Una novela corta o memorando en el que Joserra descubre que más allá de la ficción está la realidad, pero la realidad no está simplemente allí, debe ser investigada y usurpada; así convergen personajes ficticios con verdaderas estrellas del cine de Hollywood de los años de oro, luminarias como Elizabeth Short —La Dalia Negra—, la devora hombres Clara Bow, la hermosa y sicalíptica Jean Simmons —con el nombre de Heidi—, Gloria Grahame, el comediante Mickey Rooney, el fotógrafo austriaco Anton Kolm, el escritor francés Émile Zola y los directores de cine Cecile B. deMille, Jean Renoir, D.W. Griffith, Jess Franco y Fritz Lang —obviamente—, pero los personajes que más me inquieta leer en esta novela, aparecen en el marco del ‘Primer Congreso Internacional sobre Cine B y Pornografía’ de la Universidad de Harvard: Fred Schneider de la banda B-52, Doris Wishman —en su momento guapísima y directora de la película ‘Satán era una dama’ (1975)— y el Sumo Pontífice del Trash: John Waters, quien en dicho coloquio opina que Peter Schaz fue el primero en filmar lo que los estudios no querían filmar, y que en sus películas todo eran tetas, en muy diversas situaciones pero sólo tetas. Aparte de Joserra Ortiz, el único escritor capaz de meter en una novela a John Waters, ha sido… John Waters, que en realidad dice ser escritor y no director de cine: “En verdad es lo que soy, escritor; siempre he escrito los guiones de mis películas, así que no es raro que al final acabara escribiendo para revistas y, finalmente, escribiendo libros, metiéndome yo mismo en ellos.”, expresa el director de ‘Pink Flamingos’ (1972), por eso la apropiación de Waters en la novela de Joserra me entusiasma en demasía; no conozco de otro referente literario que lo haya logrado.

Roman Jakobson sostiene que el mensaje literario, a diferencia del corriente, no apunta referencialmente hacia ningún objeto, sino a sí mismo; en este caso, a una obsesión que yo desconocía en Ortiz: la obcecación por el cine, y sobre todo, del género de explotación, de temas de violencia y morbo; un cine repleto de diálogos sin sentido e ininteligibles.
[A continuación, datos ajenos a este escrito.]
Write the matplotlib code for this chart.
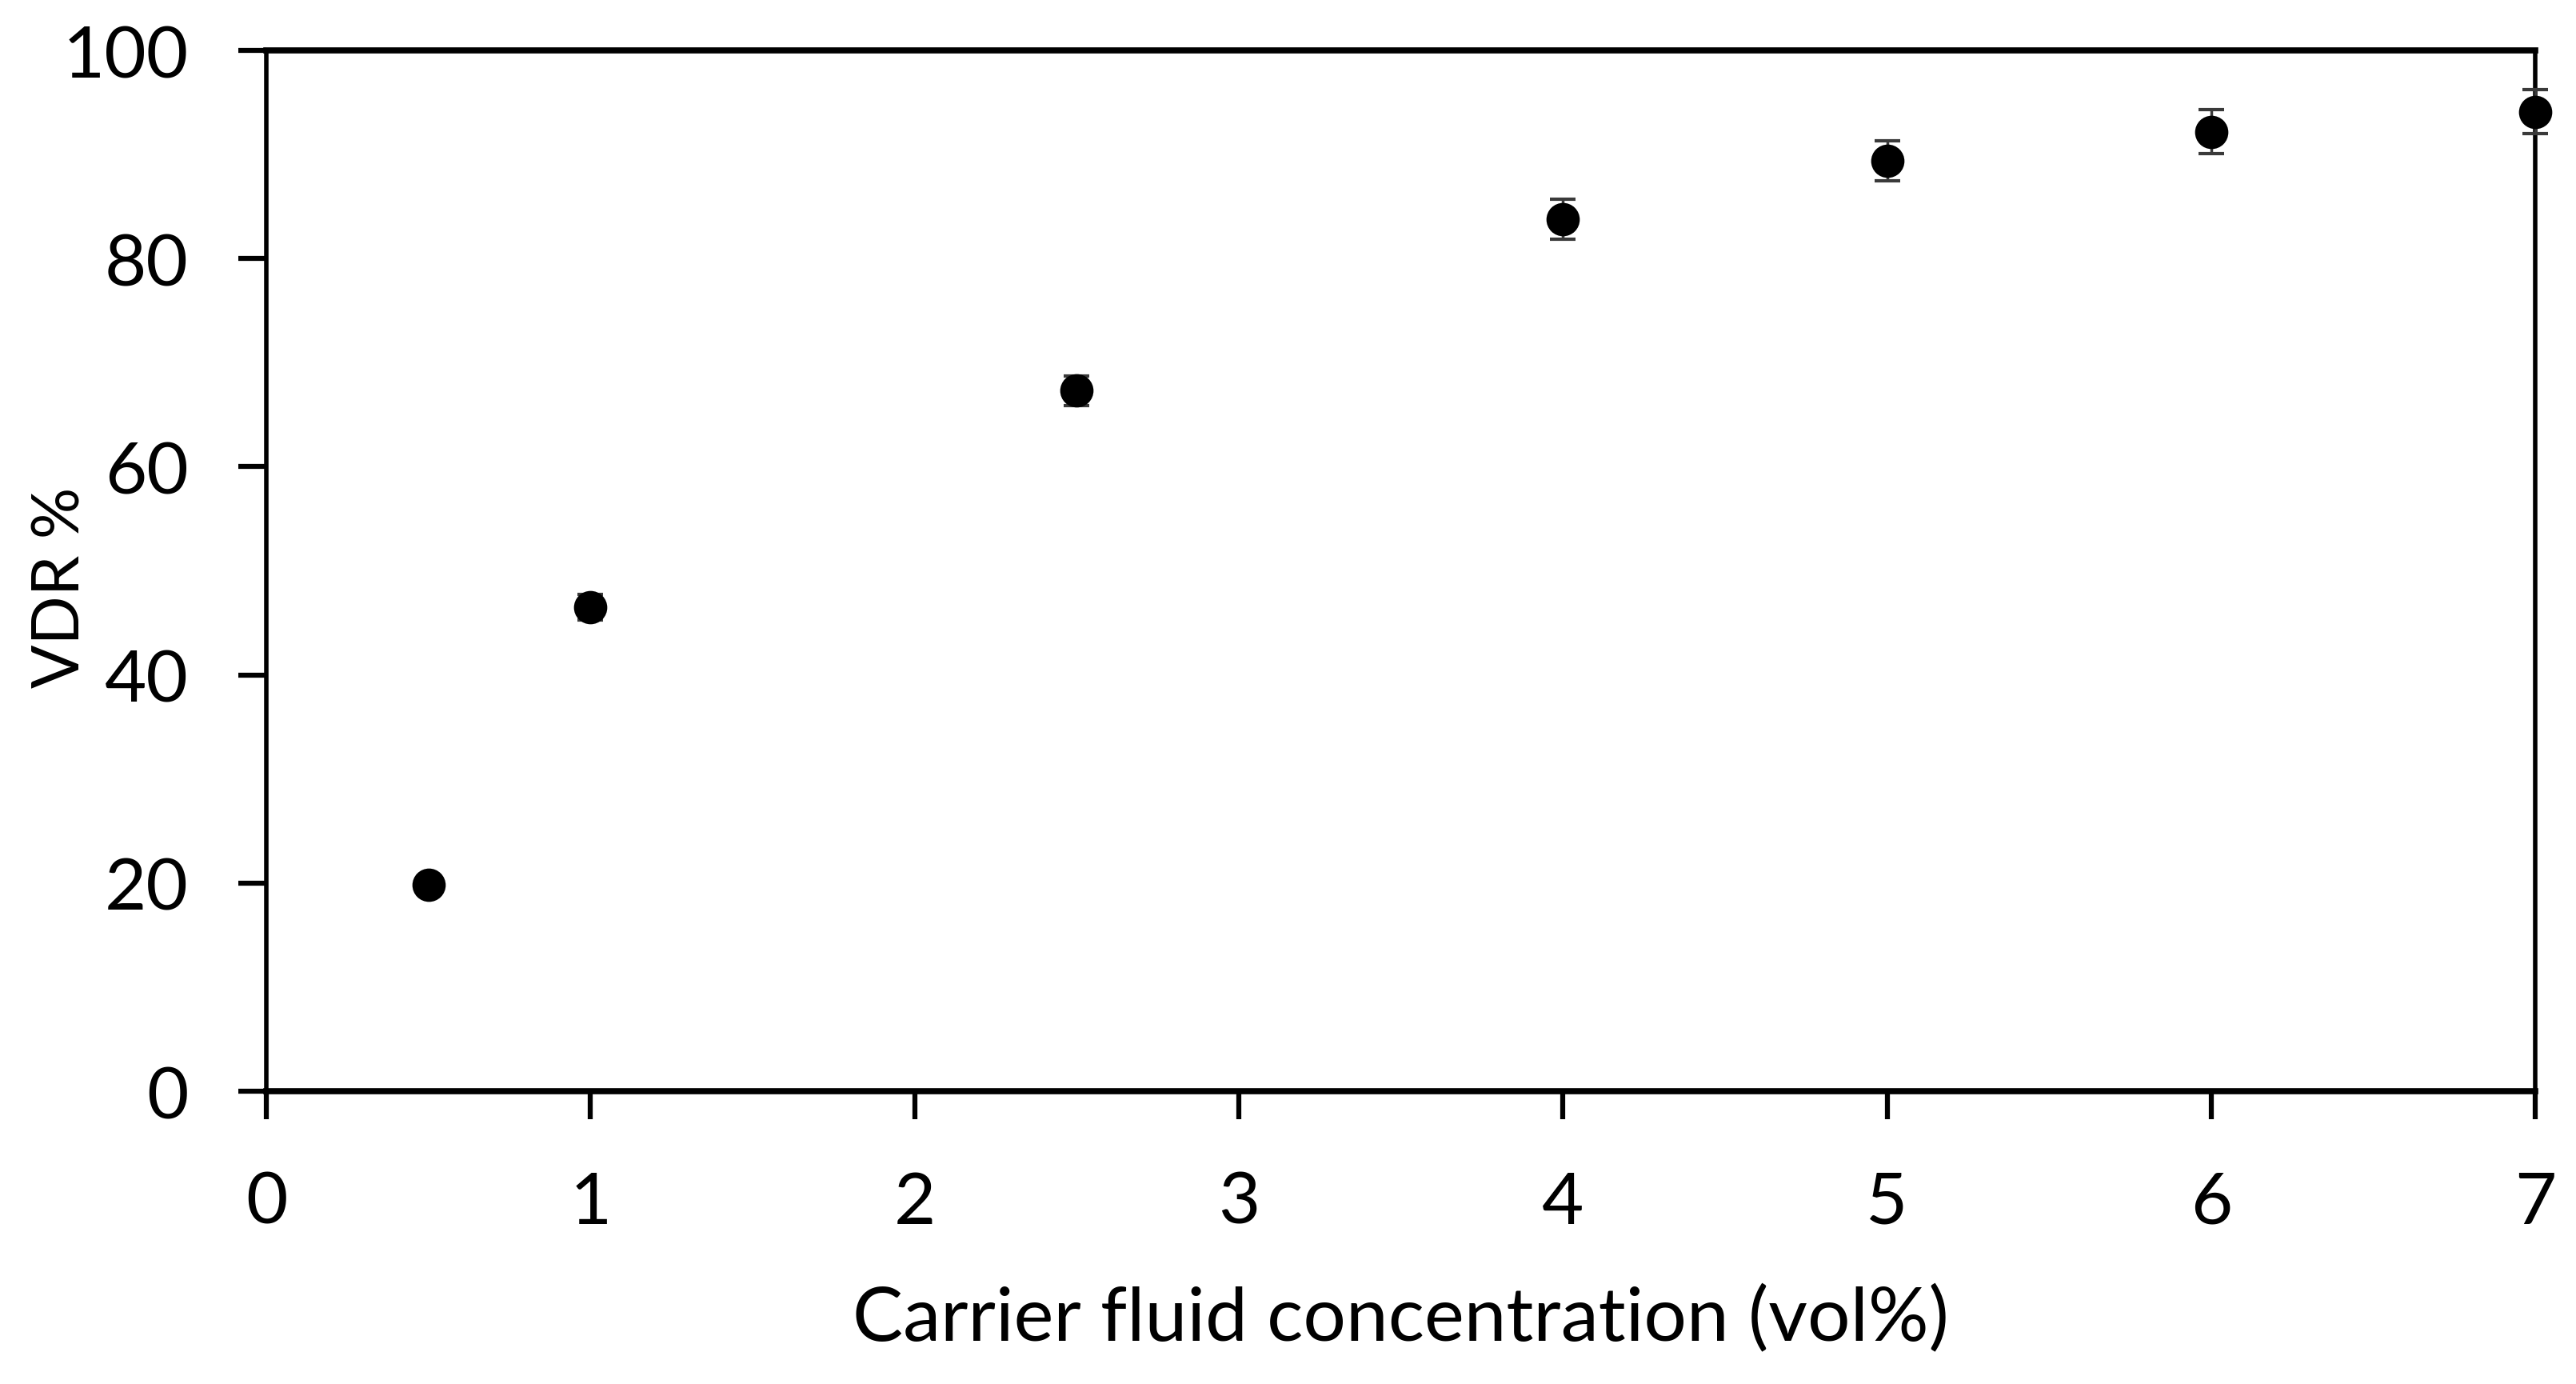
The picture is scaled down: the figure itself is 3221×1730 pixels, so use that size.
import matplotlib
matplotlib.use("Agg")
import matplotlib.pyplot as plt

# Carrier fluid concentration (vol%) vs VDR %
conc = [0.5, 1, 2.5, 4, 5, 6, 7]
vdr = [19.8, 46.5, 67.3, 83.8, 89.4, 92.2, 94.1]
vdr_err = [0.8, 1.2, 1.4, 1.9, 1.9, 2.1, 2.1]

x_ticks = [0, 1, 2, 3, 4, 5, 6, 7]
y_ticks = [0, 20, 40, 60, 80, 100]

plt.rcParams["font.family"] = ["Lato", "DejaVu Sans"]

fig = plt.figure(figsize=(32.21, 17.31), dpi=100)
ax = fig.add_axes([0.1034, 0.2114, 0.8808, 0.7516])

eb = ax.errorbar(conc, vdr, yerr=vdr_err, fmt="o", color="black",
                 ecolor="#3a3a3a", elinewidth=2.5, capsize=11.5, capthick=3,
                 markersize=30, zorder=3, clip_on=False)
# no edge on the dots themselves (keeps the caps' thickness untouched)
eb[0].set_markeredgewidth(0)

ax.set_xlim(0, 7)
ax.set_ylim(0, 100)
ax.set_xticks(x_ticks)
ax.set_yticks(y_ticks)

for side in ("top", "bottom"):
    ax.spines[side].set_linewidth(5.5)
for side in ("left", "right"):
    ax.spines[side].set_linewidth(4)

ax.tick_params(axis="both", direction="out", length=25, width=4.5,
               labelsize=65)
ax.tick_params(axis="y", pad=45)
ax.tick_params(axis="x", pad=46)

ax.set_xlabel("Carrier fluid concentration (vol%)", fontsize=68, labelpad=44)
ax.set_ylabel("VDR %", fontsize=58)
ax.yaxis.set_label_coords(-0.0775, 0.485)

fig.savefig("out.png", dpi=100)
Joserra Ortiz se descubre en ‘La Conquista del Monte de Venus’ como un gran autor de frases novelísticas, puesto que también estamos frente a un libro de axiomas y aforismos de quien ha conocido el oficio en medio de las palabras y el miedo a derrumbarse con todas ellas; frases, juegos verbales que dotan a la novela de una riqueza prosística y refuerzan el valor estético de la misma:

Morir es comenzar un viaje y no apearse sino hasta llegar a un sitio donde hablan el mismo idioma que uno, pero otro lenguaje.

… algo había de anarquía también, anarquía liberadora del sexo.

Todavía no había guerra, aunque se adivinaba porque el aire ya se respiraba como un cuajo de sangre. 

Bien sabíamos que en el sexo encontrábamos la fuerza para conquistar mundos.

A nadie le gustan las jorobas ajenas, porque son como espejos que reflejan las agonías que llevamos encajadas en nuestras conciencias. 

El amor no correspondido transforma a cualquiera en un completo idiota y lo conduce a la perdición del autoengaño.

Y la máxima de los narradores:

Uno no debe cambiar de relato hasta haber contado exactamente lo que quiere decir.

Una novela, una reconstrucción de la época de oro y el cine B, un homenaje lúcido a los perdedores e indiscutibles artistas, estetas de la noche y el alcohol, de la mujer y el celuloide, de la inclusión y la perversión; una literatura que ilumina las salas y las butacas, que nos revela ahí mismos, sentados frente a la pantalla, llorando o disimulando no hacerlo, tocados por un escritor sensible, que escribe palabras que en realidad son pájaros negros que se desbandan a veinticuatro cuadros por segundo en una película de Hitchcock, robots revelándose contra la clase intelectual del poder, “luciérnagas que tiritan en la oscuridad de la desmemoria”. Un tributo, el gran tributo, dedicado a quienes estamos deteriorados, deformados por el cine.